Does a Robot Path Have Clearance C?

Abstract

Most path planning problems among polygonal obstacles ask to find a path that avoids the obstacles and is optimal with respect to some measure or a combination of measures, for example an u-to-v shortest path of clearance at least c, where u and v are points in the free space and c is a positive constant. In practical applications, such as emergency interventions/evacuations and medical treatment planning, a number of u-to-v paths are suggested by experts and the question is whether such paths satisfy specific requirements, such as a given clearance from the obstacles.
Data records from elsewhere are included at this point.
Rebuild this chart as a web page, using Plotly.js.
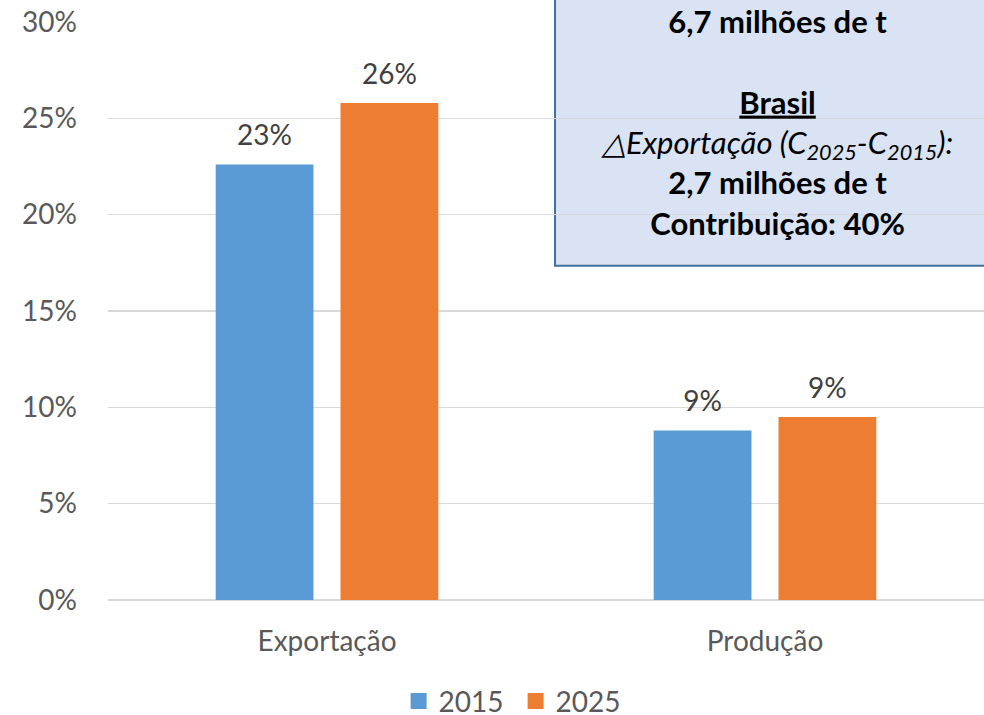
<!DOCTYPE html>
<html><head><meta charset="utf-8">
<script src="https://cdn.plot.ly/plotly-3.0.1.min.js"></script>
<style>html,body{margin:0;padding:0;background:#fff}#chart{width:984px;height:715px}</style>
</head><body><div id="chart"></div>
<script>
const categories = ['Exportação', 'Produção'];
const years = ['2015', '2025'];
const share2015 = [0.226, 0.088];
const share2025 = [0.258, 0.095];
const labels2015 = ['23%', '9%'];
const labels2025 = ['26%', '9%'];
const yTickVals = [0, 0.05, 0.10, 0.15, 0.20, 0.25, 0.30];
const yTickText = ['0%', '5%', '10%', '15%', '20%', '25%', '30%'];
const boxLines = [
  '<b>6,7 milhões de t</b>',
  ' ',
  '<b><u>Brasil</u></b>',
  '<i>△Exportação (C<sub>2025</sub>-C<sub>2015</sub>):</i>',
  '<b>2,7 milhões de t</b>',
  '<b>Contribuição: 40%</b>'
];

const colors = ['#5B9BD5', '#ED7D31'];
const groups = ['a', 'b'];
const values = [share2015, share2025];
const labels = [labels2015, labels2025];

const data = [];
years.forEach((yr, i) => {
  data.push({
    type: 'bar', x: categories, y: values[i], name: yr,
    marker: {color: colors[i]}, offsetgroup: groups[i],
    showlegend: false, hoverinfo: 'skip'
  });
});
years.forEach((yr, i) => {
  data.push({
    type: 'scatter', mode: 'markers+text', x: categories, y: values[i],
    text: labels[i], textposition: 'top center',
    textfont: {family: 'Lato, sans-serif', size: 28, color: '#404040'},
    marker: {size: 18, opacity: 0, color: colors[i]},
    offsetgroup: groups[i], showlegend: false, hoverinfo: 'skip', cliponaxis: false
  });
});
years.forEach((yr, i) => {
  data.push({
    type: 'scatter', mode: 'markers', x: [categories[0]], y: [null], name: yr,
    marker: {symbol: 'square', size: 18, color: colors[i]},
    offsetgroup: groups[i], showlegend: true, hoverinfo: 'skip'
  });
});

const layout = {
  width: 984, height: 715,
  margin: {l: 108, r: 0, t: 22, b: 115, pad: 0},
  paper_bgcolor: '#ffffff', plot_bgcolor: '#ffffff',
  font: {family: 'Lato, sans-serif', size: 28, color: '#595959'},
  barmode: 'group', bargap: 0.43, bargroupgap: 0.2165,
  scattermode: 'group',
  hovermode: false,
  xaxis: {
    type: 'category', showgrid: false, showline: false, zeroline: false,
    ticks: '', tickfont: {size: 28, color: '#595959'}, ticklabelstandoff: 22
  },
  yaxis: {
    range: [0, 0.30], tickvals: yTickVals, ticktext: yTickText,
    showgrid: true, gridcolor: '#D9D9D9', gridwidth: 1.5,
    zeroline: true, zerolinecolor: '#D9D9D9', zerolinewidth: 1.5,
    showline: false, ticks: '', ticklabelstandoff: 30,
    tickfont: {size: 28, color: '#595959'}
  },
  legend: {
    orientation: 'h', xref: 'container', yref: 'container',
    x: 0.524, xanchor: 'center', y: 0.019, yanchor: 'middle',
    font: {size: 28, color: '#595959'}, itemsizing: 'trace',
    entrywidth: 72, entrywidthmode: 'pixels',
    bgcolor: 'rgba(0,0,0,0)'
  },
  shapes: [{
    type: 'rect', xref: 'paper', yref: 'paper',
    x0: 0.5103, x1: 1.1, y0: (600 - 265.5) / 578.3, y1: 1.2,
    fillcolor: '#DAE3F3', line: {color: '#41719C', width: 2}, layer: 'below'
  }],
  annotations: [{
    xref: 'paper', yref: 'paper', x: 0.7637, y: 1.0385,
    xanchor: 'center', yanchor: 'top', align: 'center', showarrow: false,
    text: boxLines.join('<br>'),
    font: {family: 'Lato, sans-serif', size: 31, color: '#000000'}
  }]
};

Plotly.newPlot('chart', data, layout, {displayModeBar: false, staticPlot: true});
</script>
</body></html>
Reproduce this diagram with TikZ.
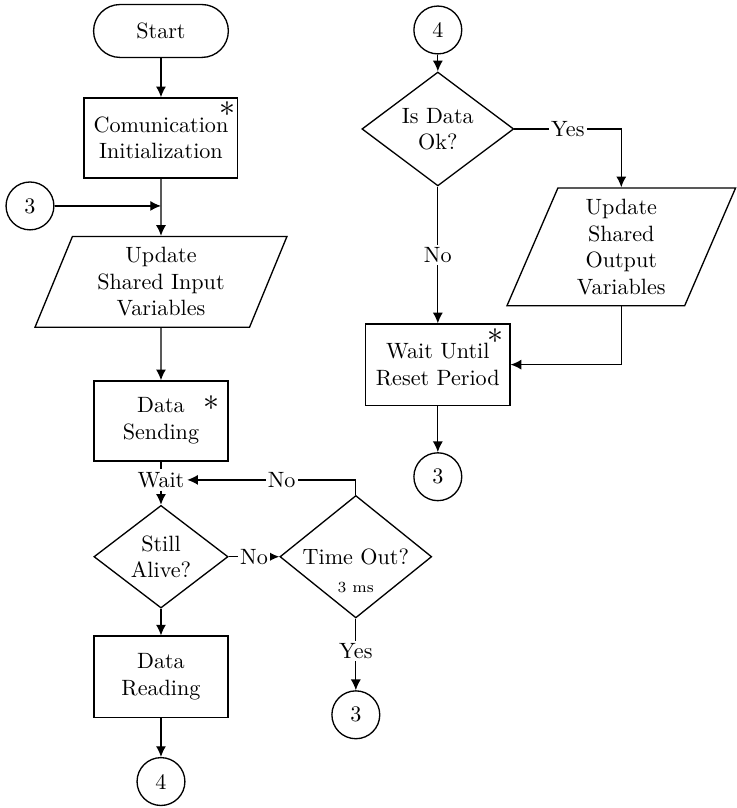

We address the following path query problem: Given a set S of m disjoint simple polygons in the plane, with a total of n vertices, preprocess them so that for a query consisting of a positive constant c and a simple polygonal path \(\pi \) with k vertices, from a point u to a point v in free space, where k is much smaller than n, one can quickly decide whether \(\pi \) has clearance at least c (that is, there is no polygonal obstacle within distance c of \(\pi \)). To do so, we show how to solve the following related problem: Given a set S of m simple polygons in \(\mathfrak {R}^{2}\), preprocess S into a data structure so that the polygon in S closest to a query line segment s can be reported quickly. We present an \(O(t \log n)\) time, O(t) space preprocessing, \(O((n / \sqrt{t}) \log ^{7/2} n)\) query time solution for this problem, for any \(n ^{1 + \epsilon } \le t \le n^{2}\). For a path with k segments, this results in \(O((n k / \sqrt{t}) \log ^{7/2} n)\) query time, which is a significant improvement over algorithms that can be derived from existing computational geometry methods when k is small.